Bebek hastanede yatmaktayken, yakınları, takibi yapan çocuk hastalıkları uzmanına prematüre bebeklerde görülme sıklığının fazla olduğunu duydukları prematüre retinopatisi (ROP) gelişimi konusunda endişelerini bildirmiştir. Bunun üzerine çocuk uzmanı hekim tarafından göz hastalıkları uzmanından konsültasyon istenmiş ve neticede göz hastalıkları uzmanı hekim tarafından bebekte prematüre retinopatisi yönünden bir sorun bulunmadığı bildirilmiştir.
Bebek 62 gün kuvözde kaldıktan sonra 28.03.2009 tarihinde taburcu edilmiştir. Anne taburculuk sonrasında durumdan şüphelenip bebeği bir Tıp Fakültesi Hastanesine götürmüş ve bu hastane tarafından bir başka Tıp Fakültesi Hastanesine sevk edilmiştir. Burada yapılan muayenede bebeğe prematüre retinopatisi (ROP) teşhisi konulmuştur. Teşhis sonrasında yapılan lazer uygulamalarından ise herhangi bir sonuç alınamamıştır.
Lazer tedavisi uygulayan tıp fakültesinde anneye bebeğin henüz kuvözdeyken getirilmesi gerektiği, iki aydan daha uzun bir süre sonra yapılan başvurunun geç olduğu ifade edilmiştir. Daha sonra hastanın sağ gözü için Özel A… Hastanesinde, sol gözü için de Tıp Fakültesinde ameliyat yapılmış fakat sonuç alınamamıştır.
Aile tarafından hastane ve çocuk hekimi hakkında gerekli muayeneyi yapmamak, eksik ve yanlış değerlendirme yapmak, kontrolleri aksatmak, bebeği zamanında tam teşekküllü bir hastaneye sevk etmemek, tıbbi standartları uygulamamak, gerekli dikkat ve özeni göstermemiş olmak gibi iddialarla tazminat davası açılmıştır.
Bu davadan sonra aile aynı zamanda göz hekimi hakkında da tazminat davası açmış ve bu davaların birleştirilmesine karar verilmiştir. Yapılan yargılama sonucunda, yerel mahkemece, çocuk hastalıkları uzmanının kusurunun bulunmadığı gerekçesiyle bu davalı hakkındaki maddi ve manevi tazminat talebi reddedilmiştir.
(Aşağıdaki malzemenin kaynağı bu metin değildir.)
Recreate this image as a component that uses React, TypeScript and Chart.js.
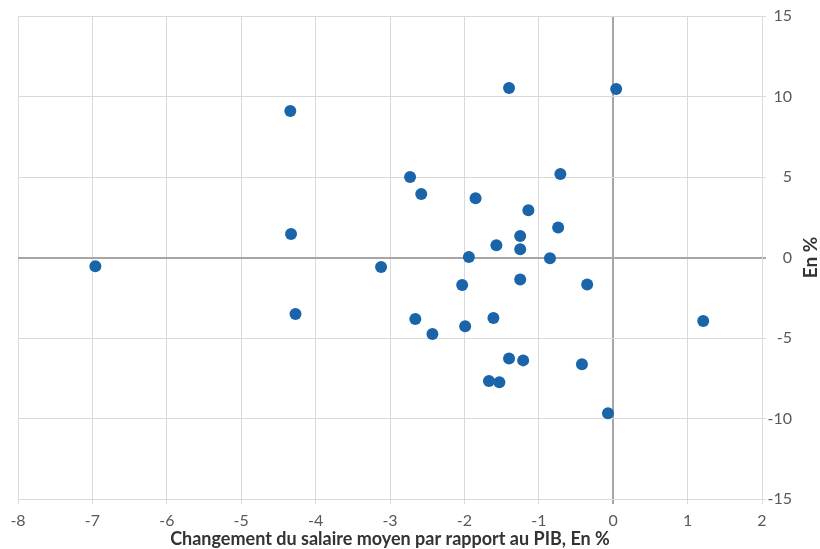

Aynı talepler, hastane ve göz hastalıkları uzmanı yönünden ise kabul edilmiştir. Karar İstinaf Mahkemesince, faiz ve manevi tazminatın miktarı yönünden kaldırılmış olsa da esas bakımından bir değişiklik olmamış ve neticede Yargıtay da İstinaf Mahkemesi kararını onamıştır.
Kararda çocuk hekimine yönelik kusur iddiası mahkemece kabul görmemiştir. Ancak Mahkeme konsültan göz hekimini kusurlu bulmuştur. Kanaatimizce kararda altı çizilmesi gereken nokta burasıdır.
Kararda bebek için 35.000 TL, anne ve babanın her biri için de 25.000 TL manevi tazminat ödenmesi gerektiğine karar verilmiştir. Keza davada bebek için 415.000 TL maddi tazminat ödenmesine ilişkin hüküm kurulmuştur. Anılan bedele ıslah tarihi olan 2014 yılından itibaren faiz yürütülmesi hüküm altına alınmıştır.
Olayla ilgili olarak bir ceza soruşturması veya davasının olup olmadığı tarafımızca tespit edilememiştir. Tazminat yargılamasına ilişkin kararda bu hususta herhangi bir açıklama mevcut değildir.